- reviewed by Andy Argyrakis Copyright Christianity Today International
- 2002 1 Mar
Take the raps from the mouths of emcees Blake Knight and Playdough and combine them with a series of stylish beats, well-planned loops, and the occasional insertion of a funky guitar, and you've got the winning combination known as Ill Harmonics. Together the duo has earned a definitive spot in the urban scene with strong potential to cross over into the mainstream. The group's sounds were heard first on their Uprok debut,
During the last two years, Ill Harmonics has won over fans from all walks of life, thanks to their appealing lyrics and superior music quality. Their second album, appropriately titled Take Two, features the same winning sound and will no doubt reach to a wider mainstream audience as well as raise the bar for releases specifically tailored for the Christian industry. The main reason the disc succeeds from start to finish is Knight and Playdough's ability to keep their sounds fresh. (A typical problem with a lot of rap/hip-hop releases is the tendency for many of the loops and samplings to sound the same).
Instead, the guys balance out their onslaught of rhymes with occasional elements of smooth jazz, slick funk, and shimmering soul. Perhaps the reason the transitions are so fluid is because Knight also took over production duties. Right off the bat the guys incorporate jazz into their brisk raps on "Take Two (Call Me in the Morning)." Following that cut, special guest D.J. Maj's scratches appear over a peaceful soul-based groove on "The Crowd is Standing." The track appears again at the end of the record with a different mix (a thicker beat and louder raps), calling to mind acts such as Jurassic 5 and The Roots. (The finale version also appears on Maj's Full Plates project).
The other tune with a special guest is "Hi-Fidelity," which features rap assistance from new Uprok artist Freddie Bruno. It doesn't have quite the same flair as Maj's two contributions, but nonetheless passes the test for competent rapping. "Must Be Crazy" is the disc's best example of straight-out raps over a consistent hip-hop beat. Ill Harmonics changes up the flavor once again a few songs later with "What We Do," their most funky, bass-filled cut. There are hints of Spanish influence on "Destiny," which starts out with brisk acoustic guitar playing that would have fit just fine on a Salvador song.
The words may be fast and furious, but all can be understood with careful listening. Those who take the time to absorb the message will find it very effective, while also extremely tactful in conveying God's truths. "Back Side of the Sun" explains their mission to live under spiritual parameters while having a sound that competes with the best on the market. "Bow-tie Jerks" is a hysterical look at a couple of guys trying to meet those just-right girls when hanging out after church and at other social settings. On a more serious note, "Mister Christian" dissects the attitudes and emotions people of faith go through on a day-to-day basis.
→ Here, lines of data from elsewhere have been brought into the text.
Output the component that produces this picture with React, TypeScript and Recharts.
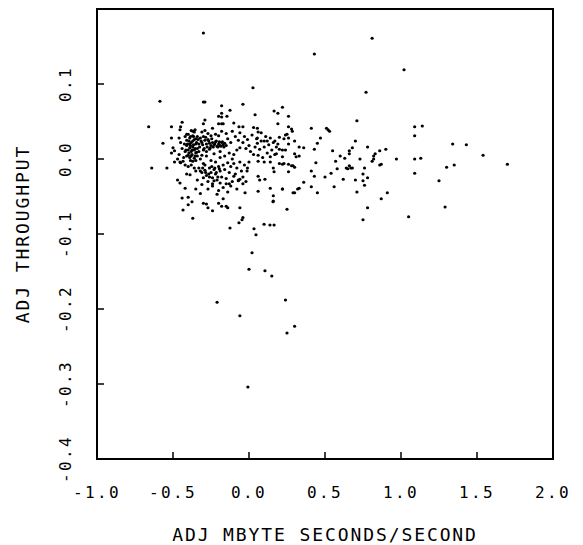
import React from "react";
import { ScatterChart, Scatter, XAxis, YAxis, ReferenceArea, Label } from "recharts";

type Pt = [number, number];

// dense core, left blob around x = -0.4
const coreLeft: Pt[] = [
  [-0.42, 0.030], [-0.41, 0.025], [-0.40, 0.033], [-0.39, 0.028], [-0.38, 0.022], [-0.37, 0.031],
  [-0.36, 0.026], [-0.35, 0.020], [-0.41, 0.018], [-0.40, 0.012], [-0.39, 0.015], [-0.38, 0.010],
  [-0.37, 0.016], [-0.36, 0.012], [-0.35, 0.008], [-0.34, 0.014], [-0.40, 0.005], [-0.39, 0.002],
  [-0.38, 0.004], [-0.36, 0.001], [-0.37, -0.003], [-0.35, -0.002], [-0.34, 0.004], [-0.33, 0.020],
  [-0.33, 0.010], [-0.36, 0.036], [-0.38, 0.038], [-0.34, 0.030], [-0.42, 0.010], [-0.43, 0.002],
  [-0.44, 0.014], [-0.45, 0.022], [-0.46, 0.006], [-0.47, 0.000], [-0.45, -0.005], [-0.42, -0.008],
  [-0.40, -0.010], [-0.38, -0.008], [-0.36, -0.012], [-0.39, 0.020], [-0.37, 0.024], [-0.41, 0.004],
  [-0.35, 0.027], [-0.355, 0.039], [-0.454, 0.039], [-0.46, 0.028], [-0.51, 0.028], [-0.566, 0.021],
  [-0.50, 0.015], [-0.49, 0.011], [-0.51, 0.008], [-0.41, 0.033], [-0.37, 0.037], [-0.24, 0.041],
  [-0.20, 0.047],
];

// extra weight in the darkest part of the core
const coreDense: Pt[] = [
  [-0.395, 0.024], [-0.385, 0.018], [-0.375, 0.012], [-0.365, 0.019], [-0.355, 0.014], [-0.345, 0.022],
  [-0.395, 0.008], [-0.385, 0.030], [-0.375, 0.006], [-0.365, 0.030], [-0.355, 0.004], [-0.345, 0.009],
  [-0.335, 0.026], [-0.325, 0.016], [-0.315, 0.024], [-0.305, 0.019], [-0.295, 0.014], [-0.285, 0.029],
  [-0.275, 0.016], [-0.265, 0.024], [-0.255, 0.015], [-0.245, 0.027], [-0.235, 0.016], [-0.225, 0.020],
  [-0.215, 0.024], [-0.205, 0.016], [-0.195, 0.023], [-0.185, 0.017], [-0.175, 0.023], [-0.165, 0.016],
  [-0.225, -0.012], [-0.215, -0.018], [-0.205, -0.024], [-0.195, -0.013], [-0.285, -0.018], [-0.265, -0.020],
  [-0.305, -0.012], [-0.245, -0.010], [-0.405, 0.020], [-0.415, 0.012], [-0.425, 0.020], [-0.385, -0.002],
];

// dense core, streak at y ~ 0.02 and the band below it
const coreMid: Pt[] = [
  [-0.32, 0.028], [-0.31, 0.022], [-0.30, 0.030], [-0.29, 0.025], [-0.28, 0.020], [-0.27, 0.026],
  [-0.26, 0.021], [-0.25, 0.018], [-0.24, 0.022], [-0.23, 0.019], [-0.22, 0.023], [-0.21, 0.017],
  [-0.20, 0.020], [-0.19, 0.018], [-0.18, 0.022], [-0.17, 0.019], [-0.16, 0.021], [-0.15, 0.018],
  [-0.30, 0.012], [-0.28, 0.010], [-0.26, 0.013], [-0.31, 0.036], [-0.29, 0.038], [-0.27, 0.034],
  [-0.25, 0.031], [-0.22, 0.033], [-0.20, 0.031], [-0.14, 0.027], [-0.12, 0.022], [-0.28, 0.004],
  [-0.31, 0.005], [-0.32, 0.000], [-0.30, -0.006], [-0.33, -0.012], [-0.31, -0.018], [-0.30, -0.025],
  [-0.29, -0.015], [-0.28, -0.022], [-0.27, -0.030], [-0.26, -0.012], [-0.25, -0.018], [-0.24, -0.025],
  [-0.23, -0.014], [-0.22, -0.020], [-0.21, -0.028], [-0.20, -0.010], [-0.19, -0.016], [-0.18, -0.024],
  [-0.17, -0.008], [-0.16, -0.014], [-0.15, -0.026], [-0.14, -0.005], [-0.13, -0.018], [-0.12, -0.010],
  [-0.11, -0.030], [-0.10, -0.006], [-0.09, -0.020], [-0.08, -0.012], [-0.07, -0.028], [-0.06, -0.004],
  [-0.05, -0.016], [-0.04, -0.024], [-0.03, -0.008], [-0.02, -0.030], [-0.01, -0.012], [-0.25, -0.002],
  [-0.22, -0.004], [-0.19, 0.002], [-0.16, 0.004], [-0.13, 0.008], [-0.10, 0.006], [-0.08, 0.012],
  [-0.06, 0.015], [-0.27, -0.040], [-0.24, -0.036], [-0.20, -0.042], [-0.17, -0.038], [-0.14, -0.044],
  [-0.12, -0.036], [-0.08, -0.040], [-0.31, -0.034], [-0.34, -0.028], [-0.35, -0.040], [-0.32, -0.046],
  [-0.18, 0.037], [-0.15, 0.034], [-0.11, 0.037], [-0.23, 0.007], [-0.19, 0.010], [-0.29, -0.008],
];

// spread right of the core, x -0.1 .. 0.45
const nearRight: Pt[] = [
  [-0.09, 0.030], [-0.07, 0.025], [-0.06, 0.035], [-0.04, 0.022], [-0.03, 0.030], [-0.02, 0.014],
  [-0.01, 0.026], [0.0, 0.018], [0.01, 0.010], [0.02, 0.032], [0.03, 0.006], [0.04, 0.016],
  [0.05, 0.027], [0.06, 0.005], [0.06, 0.036], [0.07, 0.013], [0.08, 0.024], [0.09, 0.002],
  [0.10, 0.016], [0.11, 0.030], [0.12, 0.008], [0.13, 0.019], [0.14, 0.003], [0.15, 0.012],
  [0.16, 0.022], [0.17, 0.006], [0.18, 0.016], [0.03, 0.042], [0.055, 0.041], [0.055, 0.028],
  [0.055, 0.021], [0.10, 0.024], [0.18, 0.007], [0.0, -0.004], [0.06, -0.003], [0.10, -0.004],
  [0.14, -0.004], [0.22, -0.007], [0.26, -0.007], [0.29, -0.009], [0.16, -0.012], [0.165, -0.017],
  [0.105, -0.027], [0.07, -0.028], [0.06, -0.023], [-0.013, -0.016], [-0.07, -0.029], [-0.06, -0.027],
  [-0.04, -0.033], [-0.026, -0.045], [-0.10, -0.023], [-0.13, -0.033], [-0.15, -0.033], [-0.19, -0.032],
  [0.14, -0.039], [0.06, -0.043], [0.16, -0.049], [0.16, -0.056], [0.22, -0.040], [0.30, -0.045],
  [0.32, -0.040], [0.33, -0.039], [0.25, -0.067], [-0.17, -0.053], [-0.14, -0.065], [-0.15, -0.063],
  [-0.06, -0.065], [-0.04, -0.078], [-0.046, -0.081], [-0.21, -0.047], [0.20, 0.013], [0.22, 0.012],
  [0.24, 0.012], [0.30, 0.007], [0.31, 0.003], [0.33, 0.004], [0.36, 0.015], [0.22, 0.003],
  [0.44, -0.005], [0.20, -0.006], [0.23, -0.006], [0.28, -0.009], [0.30, -0.011], [0.26, -0.017],
  [0.41, -0.016], [0.43, -0.023], [0.45, -0.045], [0.41, -0.037], [0.36, -0.031], [0.22, -0.040],
  [0.29, -0.045], [0.24, 0.032], [0.25, 0.033], [0.26, 0.028], [0.22, 0.069], [0.26, 0.057],
  [0.19, 0.047], [0.26, 0.043], [0.28, 0.040], [0.165, 0.064], [0.19, 0.061], [0.04, 0.059],
  [-0.04, 0.073], [-0.18, 0.071], [-0.125, 0.065], [-0.18, 0.061], [-0.18, 0.056], [-0.20, 0.057],
  [-0.145, 0.057], [-0.29, 0.052], [-0.30, 0.047], [-0.18, 0.047], [-0.17, 0.047], [-0.10, 0.048],
  [-0.066, 0.043], [-0.04, 0.043], [-0.44, 0.049], [-0.51, 0.043], [-0.30, 0.076], [-0.29, 0.076],
  [0.20, 0.029], [0.23, 0.027], [0.26, 0.020], [0.285, 0.037], [0.30, 0.024], [0.33, 0.016],
  [0.12, 0.024], [0.14, 0.028], [0.17, 0.024], [0.19, 0.020], [0.08, 0.035], [-0.11, 0.000],
];

// sparse points further right, x > 0.45
const farRight: Pt[] = [
  [0.41, 0.041], [0.51, 0.041], [0.52, 0.039], [0.53, 0.037], [0.71, 0.051], [1.09, 0.043],
  [1.14, 0.044], [1.09, 0.031], [0.47, 0.028], [0.45, 0.021], [0.43, 0.013], [0.70, 0.024],
  [0.68, 0.015], [0.66, 0.011], [0.66, 0.007], [0.78, 0.016], [0.90, 0.013], [0.86, 0.011],
  [0.83, 0.007], [0.82, 0.004], [0.82, 0.0], [0.81, -0.003], [0.97, 0.0], [1.09, 0.0],
  [1.13, 0.001], [1.34, 0.020], [1.43, 0.019], [1.54, 0.005], [1.70, -0.007], [1.09, -0.019],
  [1.30, -0.011], [1.35, -0.008], [1.25, -0.029], [1.29, -0.064], [1.05, -0.077], [0.50, -0.024],
  [0.54, -0.019], [0.56, -0.037], [0.57, -0.003], [0.58, -0.013], [0.62, -0.027], [0.63, 0.001],
  [0.64, -0.012], [0.65, -0.013], [0.66, -0.009], [0.67, -0.012], [0.68, -0.012], [0.70, -0.028],
  [0.71, -0.044], [0.73, 0.0], [0.75, -0.020], [0.75, -0.029], [0.76, -0.035], [0.76, -0.012],
  [0.78, -0.025], [0.86, -0.008], [0.87, -0.007], [0.87, -0.053], [0.91, -0.045], [0.78, -0.065],
  [0.75, -0.081], [0.55, 0.011], [0.60, 0.004],
];

// lower tail and isolated outliers
const outliers: Pt[] = [
  [-0.30, 0.168], [0.81, 0.161], [0.43, 0.140], [1.02, 0.119], [0.77, 0.089], [0.026, 0.095],
  [-0.586, 0.077], [-0.66, 0.043], [-0.64, -0.012], [-0.54, -0.012], [-0.45, 0.043], [-0.49, -0.004],
  [-0.454, -0.004], [-0.434, -0.003], [-0.47, -0.028], [-0.454, -0.032], [-0.42, -0.039], [-0.388, -0.021],
  [-0.41, -0.020], [-0.35, -0.016], [-0.32, -0.016], [-0.44, -0.052], [-0.40, -0.051], [-0.375, -0.057],
  [-0.40, -0.061], [-0.434, -0.068], [-0.37, -0.079], [-0.30, -0.059], [-0.28, -0.060], [-0.27, -0.065],
  [-0.24, -0.069], [-0.23, -0.029], [-0.24, -0.033], [-0.26, -0.024], [-0.20, -0.059], [-0.18, -0.063],
  [-0.066, -0.085], [-0.125, -0.092], [0.033, -0.093], [0.046, -0.101], [0.099, -0.087], [0.138, -0.088],
  [0.165, -0.088], [0.158, -0.057], [0.02, -0.125], [0.0, -0.147], [0.105, -0.149], [0.15, -0.156],
  [-0.21, -0.191], [0.24, -0.188], [-0.06, -0.209], [0.30, -0.223], [0.25, -0.232], [-0.007, -0.304],
];

const points = [...coreLeft, ...coreDense, ...coreMid, ...nearRight, ...farRight, ...outliers].map(
  ([x, y]) => ({ x, y })
);

const xTicks = [-1.0, -0.5, 0.0, 0.5, 1.0, 1.5, 2.0];
const yTicks = [-0.4, -0.3, -0.2, -0.1, 0.0, 0.1];

const FONT = "'DejaVu Sans Mono', monospace";

function XTick({ x, y, payload }: any) {
  const v = payload.value;
  const inner = v > -1 && v < 2;
  return (
    <g>
      {inner && <line x1={x} y1={y} x2={x} y2={y - 7} stroke="#000" strokeWidth={1.5} />}
      <text x={x} y={y + 39} textAnchor="middle" fontFamily={FONT} fontSize={16} letterSpacing={2.4} fill="#000">
        {v.toFixed(1)}
      </text>
    </g>
  );
}

function YTick({ x, y, payload }: any) {
  const v = payload.value;
  const inner = v > -0.4 && v < 0.2;
  const tx = 71;
  return (
    <g>
      {inner && <line x1={x} y1={y} x2={x + 7} y2={y} stroke="#000" strokeWidth={1.5} />}
      <text
        x={tx}
        y={y}
        transform={`rotate(-90, ${tx}, ${y})`}
        textAnchor="middle"
        fontFamily={FONT}
        fontSize={16}
        letterSpacing={2.4}
        fill="#000"
      >
        {v.toFixed(1)}
      </text>
    </g>
  );
}

function XTitle({ viewBox }: any) {
  const cx = viewBox.x + viewBox.width / 2;
  return (
    <text x={cx} y={viewBox.y + 82} textAnchor="middle" fontFamily={FONT} fontSize={18} letterSpacing={1.9} fill="#000">
      ADJ MBYTE SECONDS/SECOND
    </text>
  );
}

function YTitle({ viewBox }: any) {
  const cy = viewBox.y + viewBox.height / 2;
  const tx = 29;
  return (
    <text
      x={tx}
      y={cy}
      transform={`rotate(-90, ${tx}, ${cy})`}
      textAnchor="middle"
      fontFamily={FONT}
      fontSize={18}
      letterSpacing={1.9}
      fill="#000"
    >
      ADJ THROUGHPUT
    </text>
  );
}

const Dot = ({ cx, cy }: any) => <circle cx={cx} cy={cy} r={1.6} fill="#000" />;

export default function App() {
  return (
    <div style={{ position: "absolute", left: 0, top: 0, background: "#fff" }}>
      <ScatterChart width={583} height={545} margin={{ top: 9, right: 30, bottom: 0, left: 0 }}>
        <XAxis
          type="number"
          dataKey="x"
          domain={[-1, 2]}
          ticks={xTicks}
          allowDataOverflow
          axisLine={false}
          tickLine={false}
          tickSize={0}
          tickMargin={0}
          height={86}
          tick={<XTick />}
          interval={0}
        >
          <Label content={<XTitle />} />
        </XAxis>
        <YAxis
          type="number"
          dataKey="y"
          domain={[-0.4, 0.2]}
          ticks={yTicks}
          allowDataOverflow
          axisLine={false}
          tickLine={false}
          tickSize={0}
          tickMargin={0}
          width={97}
          tick={<YTick />}
          interval={0}
        >
          <Label content={<YTitle />} />
        </YAxis>
        <ReferenceArea x1={-1} x2={2} y1={-0.4} y2={0.2} fill="none" stroke="#000" strokeWidth={2} ifOverflow="visible" />
        <Scatter data={points} shape={<Dot />} isAnimationActive={false} />
      </ScatterChart>
    </div>
  );
}
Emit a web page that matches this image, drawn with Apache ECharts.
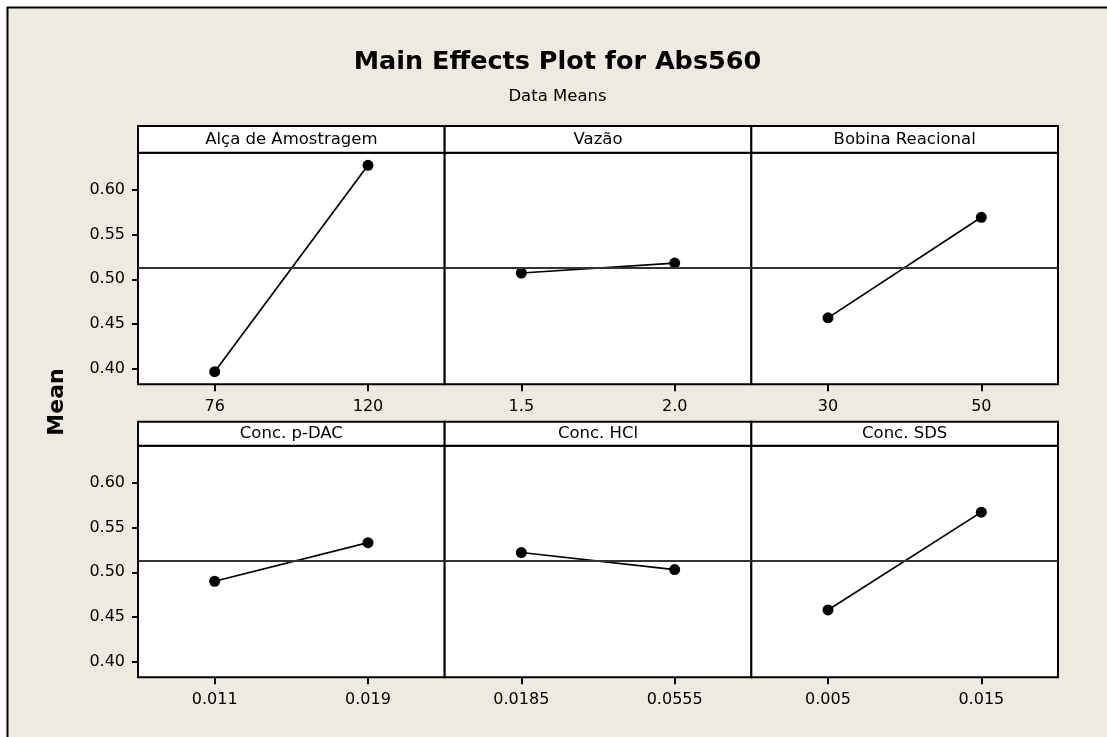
<!DOCTYPE html>
<html>
<head>
<meta charset="utf-8">
<script src="https://cdn.jsdelivr.net/npm/echarts@6/dist/echarts.min.js"></script>
<style>html,body{margin:0;padding:0;background:#fff}#c{width:1107px;height:737px}</style>
</head>
<body>
<div id="c"></div>
<script>
const factors = ['Alça de Amostragem', 'Vazão', 'Bobina Reacional', 'Conc. p-DAC', 'Conc. HCl', 'Conc. SDS'];
const levels = [['76', '120'], ['1.5', '2.0'], ['30', '50'], ['0.011', '0.019'], ['0.0185', '0.0555'], ['0.005', '0.015']];
const means = [[0.397, 0.627], [0.507, 0.518], [0.457, 0.569], [0.490, 0.533], [0.522, 0.503], [0.458, 0.567]];
const grandMean = 0.513;
const yTicks = [0.40, 0.45, 0.50, 0.55, 0.60];

const FONT = 'DejaVu Sans';
const BG = '#EEEADF';
const panelLefts = [138, 444.67, 751.33];
const panelW = 306.67;
const rows = [
  {hTop: 126, hH: 26.7, gTop: 152.7, gH: 231.6},
  {hTop: 421.7, hH: 24, gTop: 445.7, gH: 231.6}
];

const grids = [], xAxes = [], yAxes = [], series = [], graphics = [];

// white margin + frame lines
graphics.push({type: 'rect', shape: {x: 0, y: 0, width: 1107, height: 7}, style: {fill: '#fff'}, silent: true});
graphics.push({type: 'rect', shape: {x: 0, y: 0, width: 7, height: 737}, style: {fill: '#fff'}, silent: true});
graphics.push({type: 'line', shape: {x1: 7, y1: 7.5, x2: 1107, y2: 7.5}, style: {stroke: '#000', lineWidth: 2}, silent: true});
graphics.push({type: 'line', shape: {x1: 7.5, y1: 7, x2: 7.5, y2: 737}, style: {stroke: '#000', lineWidth: 2}, silent: true});

graphics.push({type: 'text', x: 557.5, y: 62, style: {text: 'Main Effects Plot for Abs560', font: 'bold 25.5px "' + FONT + '"', fill: '#000', align: 'center', verticalAlign: 'middle'}});
graphics.push({type: 'text', x: 557.5, y: 97, style: {text: 'Data Means', font: '16.5px "' + FONT + '"', fill: '#000', align: 'center', verticalAlign: 'middle'}});
graphics.push({type: 'text', x: 57, y: 402, rotation: Math.PI / 2, style: {text: 'Mean', font: 'bold 22px "' + FONT + '"', fill: '#000', align: 'center', verticalAlign: 'middle'}});

factors.forEach((f, i) => {
  const r = Math.floor(i / 3), c = i % 3;
  const row = rows[r];
  const left = panelLefts[c];
  grids.push({left: left, top: row.gTop, width: panelW, height: row.gH, show: true, backgroundColor: '#fff', borderColor: '#000', borderWidth: 2});
  graphics.push({type: 'rect', shape: {x: left, y: row.hTop, width: panelW, height: row.hH}, style: {fill: '#fff', stroke: '#000', lineWidth: 2}});
  graphics.push({type: 'text', x: left + panelW / 2, y: row.hTop + row.hH / 2 + 0.5, style: {text: f, font: '16.5px "' + FONT + '"', fill: '#000', align: 'center', verticalAlign: 'middle'}});
  xAxes.push({
    gridIndex: i, type: 'category', data: levels[i], boundaryGap: true,
    axisLine: {show: false},
    axisTick: {show: true, alignWithLabel: true, length: 7, lineStyle: {color: '#000', width: 2}},
    axisLabel: {color: '#000', fontFamily: FONT, fontSize: 16, margin: 15},
    splitLine: {show: false}
  });
  yAxes.push({
    gridIndex: i, type: 'value', min: 0.383, max: 0.641,
    axisLine: {show: false},
    axisTick: {show: c === 0, length: 6, lineStyle: {color: '#000', width: 2}, customValues: yTicks},
    axisLabel: {show: c === 0, color: '#000', fontFamily: FONT, fontSize: 16, margin: 13, customValues: yTicks, formatter: v => v.toFixed(2)},
    splitLine: {show: false}
  });
  series.push({
    type: 'line', xAxisIndex: i, yAxisIndex: i, data: means[i],
    symbol: 'circle', symbolSize: 11, showSymbol: true,
    lineStyle: {color: '#000', width: 1.7}, itemStyle: {color: '#000'},
    animation: false,
    markLine: {silent: true, symbol: 'none', precision: 4, label: {show: false}, lineStyle: {color: '#333', width: 1.8, type: 'solid'}, data: [{yAxis: grandMean}], animation: false}
  });
});

const chart = echarts.init(document.getElementById('c'), null, {renderer: 'canvas'});
chart.setOption({
  backgroundColor: BG,
  animation: false,
  grid: grids, xAxis: xAxes, yAxis: yAxes, series: series,
  graphic: graphics
});
</script>
</body>
</html>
According to Knight, it "talks about the struggles, triumphs, and even hypocrisy of the modern-day church-goer, with a challenge to the listener to be a true Christian and act as Christ would toward people who might not be the same as you."
I'm certain "Take Two" will be an instant hit with those who already know about Ill Harmonics, while those unfamiliar with the duo will be turned on by what they hear. Since the release of Mars Ill's project last year, I can't think of a better rap and hip-hop record that's a spiritually sound alternative to acts such as The Roots, Saul Williams, and the Black Eyed Peas. Check out Ill Harmonics' magic for yourself via the CD, or go out and catch the "Live and Direct" tour scheduled to hit selected cities this spring.